Liberté : Pour vous, la littérature est une mission ?

A.B : Mission est un mot bien ambitieux et peut paraître très « littérature engagée », mais je n’en trouve pas d’autre à vous retourner… Quand vous commencez à écrire un roman qui va vous prendre trois ans — irremplaçables ! —de votre vie, à quoi bon le faire si, au bout, il n’y a pas quelque chose de plus grand que votre petite personne ? Mon souhait, en tant que romancier, c’est que le lecteur de ce roman éprouve de la compassion pour les personnages se débattant dans la terrible histoire dans laquelle je les ai plongés et consente à s’avouer :  Aziz, Mathieu, Chehra, Assia, tous ces êtres humains me ressemblent et ce qui leur est arrivé aurait pu m’arriver ; qu’aurais-je fait alors à leur place, aurais-je fait preuve de courage ou, au contraire de vilenie ; me serais-je tu ou aurais-je crié mon indignation ?

Le roman permet, plus que le texte historique, de faire passer cette compassion. Souvenons-nous de Melouza et de l’obligation de silence qui l’accompagne jusqu’à présent : il y a quelques années, quelqu’un a voulu organiser un colloque sur Melouza. L’Organisation des anciens moudjahidines s’est plainte et l’organisateur du colloque s’est retrouvé devant un juge ! Évidemment, le colloque n’a pas pu se tenir.

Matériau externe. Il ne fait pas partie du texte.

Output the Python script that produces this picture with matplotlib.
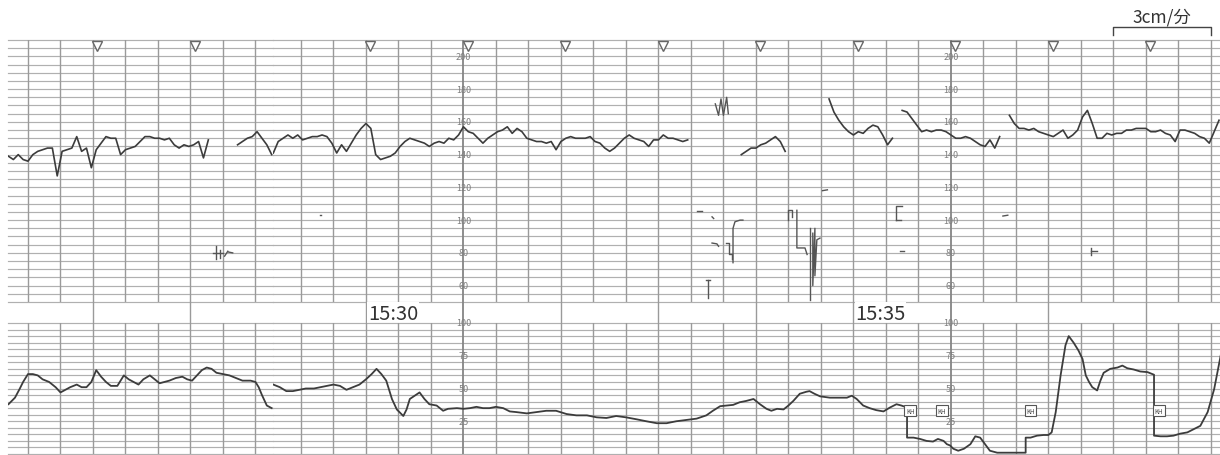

Ce ne sont pas les moudjahidines dans leur ensemble qui doivent être remis en cause, ce ne sont que certains criminels de guerre, mais ces derniers doivent être nommés explicitement. Un Mohammedi Said, par exemple, est un criminel de guerre : il peut avoir été colonel et avoir occupé tous les postes les plus illustres dans la nomenklatura du pays, cela ne changera rien au caractère impardonnable de ses actes. Cela doit être dit. Pour la vérité. Pour la pureté de notre histoire.

Je sais que mon livre va faire grincer des dents, parce que certains considèrent le patriotisme comme l’ânonnement  de slogans officiels. Moi je dis non ; le patriotisme, c’est reconnaître le pays comme il est et l’aimer avec ses forces et ses faiblesses.

 

Liberté: La violence dans le Rapt est décrite essentiellement par le corps. Pourquoi ?

A.B : Nous sommes une société très étrange de ce point de vue. Le corps est l’instrument principal de la répression dans nos pays. Répression politique : la torture et les mauvais traitements font partie de la panoplie quotidienne du contrôle de la population.  Répression social et morale : tout est fait pour faire oublier que nous sommes avant tout des corps sexués.

Pour terminer, mes livres sont avant tout des histoires d’amour, mais je ne peux ignorer le contexte terrible dans lesquelles elles ont lieu.